Alternative Exercises
- Diamond push ups: If full skull crusher push ups are out of reach, build triceps base strength with diamond push ups first. Aim for 3 sets of 12-15 before progressing.
- Skull crushers (barbell/dumbbell): If you have weights and want the same movement pattern with adjustable load, the classic lying triceps extension targets the same muscles with more precise progressive overload.
Programming Tips
- Beginners: 3 sets of 5-8 reps from the knees. Focus on rigid plank position and a controlled 2-second eccentric. Rest 90-120 seconds between sets. Do not attempt the toes version until 3 sets of 10-12 kneeling reps are clean.
- Intermediate: 3-4 sets of 8-12 reps from the toes. Use a 3-1-2 tempo (3 down, 1 at the bottom, 2 up). Place this exercise near the start of your triceps work, while fresh. Pair with a pulling exercise like bent over rows for balanced upper body development.
- Advanced: 3-4 sets of 10-15 reps, or use feet-elevated/deficit variations for 3 sets of 6-10. Weighted vest progression works well here if your form is bulletproof. Keep weekly triceps volume moderate — this exercise hits hard and recovery takes longer than diamond push ups.

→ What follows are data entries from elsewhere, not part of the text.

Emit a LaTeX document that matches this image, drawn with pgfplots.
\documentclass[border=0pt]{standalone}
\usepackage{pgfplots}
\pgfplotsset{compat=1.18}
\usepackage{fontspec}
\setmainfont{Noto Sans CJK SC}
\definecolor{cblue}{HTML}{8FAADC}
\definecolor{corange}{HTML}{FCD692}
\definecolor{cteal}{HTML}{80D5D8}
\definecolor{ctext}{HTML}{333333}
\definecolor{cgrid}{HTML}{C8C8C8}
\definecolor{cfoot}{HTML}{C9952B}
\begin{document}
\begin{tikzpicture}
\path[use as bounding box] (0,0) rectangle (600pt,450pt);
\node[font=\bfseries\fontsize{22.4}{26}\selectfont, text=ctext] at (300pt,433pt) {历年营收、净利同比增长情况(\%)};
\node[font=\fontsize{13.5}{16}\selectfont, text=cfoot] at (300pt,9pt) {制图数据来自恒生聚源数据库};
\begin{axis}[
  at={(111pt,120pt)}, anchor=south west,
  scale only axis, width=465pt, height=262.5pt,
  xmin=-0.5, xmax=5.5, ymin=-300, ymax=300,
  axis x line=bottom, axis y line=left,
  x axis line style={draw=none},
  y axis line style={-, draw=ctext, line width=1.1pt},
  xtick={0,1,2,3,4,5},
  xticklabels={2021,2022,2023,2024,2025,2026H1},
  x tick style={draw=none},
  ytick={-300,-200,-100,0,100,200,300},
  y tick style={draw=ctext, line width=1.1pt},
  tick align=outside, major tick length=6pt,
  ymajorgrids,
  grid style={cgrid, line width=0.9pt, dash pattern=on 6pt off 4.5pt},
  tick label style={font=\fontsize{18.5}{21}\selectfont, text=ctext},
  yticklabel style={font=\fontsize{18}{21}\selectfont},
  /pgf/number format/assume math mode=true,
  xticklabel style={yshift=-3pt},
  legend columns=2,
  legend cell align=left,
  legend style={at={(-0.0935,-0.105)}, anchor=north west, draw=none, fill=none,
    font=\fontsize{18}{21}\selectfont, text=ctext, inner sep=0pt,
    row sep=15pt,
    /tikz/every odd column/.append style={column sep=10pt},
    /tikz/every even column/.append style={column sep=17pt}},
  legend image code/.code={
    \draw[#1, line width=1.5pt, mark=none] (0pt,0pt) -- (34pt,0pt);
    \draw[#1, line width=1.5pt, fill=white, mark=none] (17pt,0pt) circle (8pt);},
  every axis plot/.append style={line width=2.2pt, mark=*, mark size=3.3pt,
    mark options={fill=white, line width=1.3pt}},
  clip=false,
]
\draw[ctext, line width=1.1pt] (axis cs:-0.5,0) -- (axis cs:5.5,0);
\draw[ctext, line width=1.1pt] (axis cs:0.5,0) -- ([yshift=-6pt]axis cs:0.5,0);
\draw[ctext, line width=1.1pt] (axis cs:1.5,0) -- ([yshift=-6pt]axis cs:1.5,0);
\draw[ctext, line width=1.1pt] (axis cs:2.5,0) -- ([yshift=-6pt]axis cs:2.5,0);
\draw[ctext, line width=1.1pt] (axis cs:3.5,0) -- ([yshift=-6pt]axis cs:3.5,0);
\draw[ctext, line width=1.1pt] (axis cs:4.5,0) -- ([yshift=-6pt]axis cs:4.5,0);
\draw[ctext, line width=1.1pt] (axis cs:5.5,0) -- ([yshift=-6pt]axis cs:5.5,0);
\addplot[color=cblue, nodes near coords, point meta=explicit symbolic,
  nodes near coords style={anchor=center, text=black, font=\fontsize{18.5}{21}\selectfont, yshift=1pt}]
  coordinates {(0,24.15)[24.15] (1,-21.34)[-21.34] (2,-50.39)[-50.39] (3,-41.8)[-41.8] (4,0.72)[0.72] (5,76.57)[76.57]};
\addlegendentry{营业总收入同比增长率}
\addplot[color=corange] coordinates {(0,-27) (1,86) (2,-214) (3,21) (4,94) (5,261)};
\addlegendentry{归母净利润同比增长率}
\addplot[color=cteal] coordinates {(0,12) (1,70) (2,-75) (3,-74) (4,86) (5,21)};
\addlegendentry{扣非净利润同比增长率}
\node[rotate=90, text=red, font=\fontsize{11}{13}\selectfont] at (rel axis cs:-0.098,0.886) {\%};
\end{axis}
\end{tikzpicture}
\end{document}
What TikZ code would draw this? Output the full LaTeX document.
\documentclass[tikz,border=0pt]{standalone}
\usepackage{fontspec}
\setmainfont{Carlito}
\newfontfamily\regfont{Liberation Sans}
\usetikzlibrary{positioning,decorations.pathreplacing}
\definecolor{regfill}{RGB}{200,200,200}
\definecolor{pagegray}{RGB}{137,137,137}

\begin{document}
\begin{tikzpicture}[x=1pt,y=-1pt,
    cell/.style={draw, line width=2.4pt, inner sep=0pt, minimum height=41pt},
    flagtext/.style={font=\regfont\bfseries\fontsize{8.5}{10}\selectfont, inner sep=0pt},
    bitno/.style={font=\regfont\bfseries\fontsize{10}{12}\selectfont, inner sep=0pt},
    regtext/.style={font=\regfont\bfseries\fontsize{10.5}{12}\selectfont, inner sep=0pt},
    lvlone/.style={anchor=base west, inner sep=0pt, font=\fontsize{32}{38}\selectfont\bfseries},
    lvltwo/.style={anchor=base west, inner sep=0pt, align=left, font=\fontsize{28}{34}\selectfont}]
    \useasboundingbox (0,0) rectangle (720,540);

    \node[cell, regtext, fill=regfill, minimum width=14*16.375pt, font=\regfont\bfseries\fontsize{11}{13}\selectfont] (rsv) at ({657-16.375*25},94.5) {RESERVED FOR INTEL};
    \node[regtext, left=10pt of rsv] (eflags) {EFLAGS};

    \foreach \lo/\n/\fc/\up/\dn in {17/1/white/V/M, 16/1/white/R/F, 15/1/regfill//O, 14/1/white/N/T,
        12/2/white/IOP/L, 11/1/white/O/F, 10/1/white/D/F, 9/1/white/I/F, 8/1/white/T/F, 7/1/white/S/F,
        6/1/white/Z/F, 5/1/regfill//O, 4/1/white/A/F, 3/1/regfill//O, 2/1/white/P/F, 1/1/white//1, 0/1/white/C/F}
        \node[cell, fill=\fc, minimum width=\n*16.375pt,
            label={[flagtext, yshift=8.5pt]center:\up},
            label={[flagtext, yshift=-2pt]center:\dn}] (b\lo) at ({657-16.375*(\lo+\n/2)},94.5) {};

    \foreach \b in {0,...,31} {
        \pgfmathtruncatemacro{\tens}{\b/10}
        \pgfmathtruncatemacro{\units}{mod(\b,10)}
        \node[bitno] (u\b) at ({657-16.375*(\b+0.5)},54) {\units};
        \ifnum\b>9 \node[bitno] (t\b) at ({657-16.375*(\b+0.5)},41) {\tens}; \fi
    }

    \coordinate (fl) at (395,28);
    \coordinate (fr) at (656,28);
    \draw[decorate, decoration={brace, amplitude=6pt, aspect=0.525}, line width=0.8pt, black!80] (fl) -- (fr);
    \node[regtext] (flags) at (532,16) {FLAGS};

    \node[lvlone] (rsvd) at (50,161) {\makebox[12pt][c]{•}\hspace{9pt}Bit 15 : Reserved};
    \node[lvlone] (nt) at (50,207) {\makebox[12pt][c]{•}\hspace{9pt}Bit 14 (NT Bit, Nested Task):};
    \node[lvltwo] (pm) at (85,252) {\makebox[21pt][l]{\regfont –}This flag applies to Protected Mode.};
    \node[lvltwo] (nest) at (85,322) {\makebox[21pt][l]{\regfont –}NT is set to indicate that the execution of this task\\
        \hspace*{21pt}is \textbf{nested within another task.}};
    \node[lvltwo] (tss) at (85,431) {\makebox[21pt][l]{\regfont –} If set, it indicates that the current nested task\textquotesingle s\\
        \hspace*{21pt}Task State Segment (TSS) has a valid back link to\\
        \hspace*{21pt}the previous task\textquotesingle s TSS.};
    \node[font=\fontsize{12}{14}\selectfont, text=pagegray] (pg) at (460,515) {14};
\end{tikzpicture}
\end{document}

- Frequency: 1-2 times per week. Because the skull crusher push up isolates the elbow joint, it creates more concentrated stress on a small muscle group and recovers slower than compound pressing exercises. Don't stack it with heavy bench or dip work on back-to-back days.
FitCraft's AI coach Ty programs skull crusher push ups based on your pressing strength, triceps development, and whether you've cleared the prerequisite diamond push up benchmark. He selects kneeling, standard, or elevated variations based on your level and adjusts tempo as you progress. The 3D demonstrations show you exactly what a rigid plank pivot looks like from multiple angles — which is the detail that makes or breaks this exercise.
Frequently Asked Questions
What muscles do skull crusher push ups work?
The skull crusher push up primarily targets all three heads of the triceps brachii — the long, lateral, and medial heads. Unlike a standard push up, the elbow-only hinge isolates the triceps much more directly. Secondary muscles include the anterior deltoids, pectoralis major, and the core stabilizers that keep your body rigid as a plank during the movement.
Are skull crusher push ups harder than diamond push ups?
Yes, for most people. Diamond push ups are still a compound pressing movement — the shoulders and chest contribute to the lift. The skull crusher push up is closer to a true isolation exercise because only the elbow joint moves, so the triceps take essentially all the load. Expect to do significantly fewer reps than you can with diamond push ups.
Can I do skull crusher push ups without weights?
Yes — that's the whole point. The skull crusher push up is the bodyweight equivalent of a barbell skull crusher. You use your own bodyweight as resistance by pivoting from a forearm plank into a top push up position using only your triceps. No barbell, no dumbbells, no bench required.
How many skull crusher push ups should I do?
For triceps strength and hypertrophy, 3-4 sets of 8-15 reps is the sweet spot. Beginners should start on the knees for 3 sets of 5-8 and build form first. If you can already do more than 15 clean reps from the toes, slow the tempo or switch to a deficit variation rather than chasing higher rep counts.
Are skull crusher push ups bad for your elbows?
They can be if you load them with sloppy form. Because the movement isolates the elbow joint, any joint stress goes directly into the elbow rather than being shared with the shoulder. Keep your elbows tracking forward rather than flared, use a 2-3 second eccentric, and stop the set the moment your form breaks down. If you have a history of tennis elbow or triceps tendonitis, build up gradually from the knees.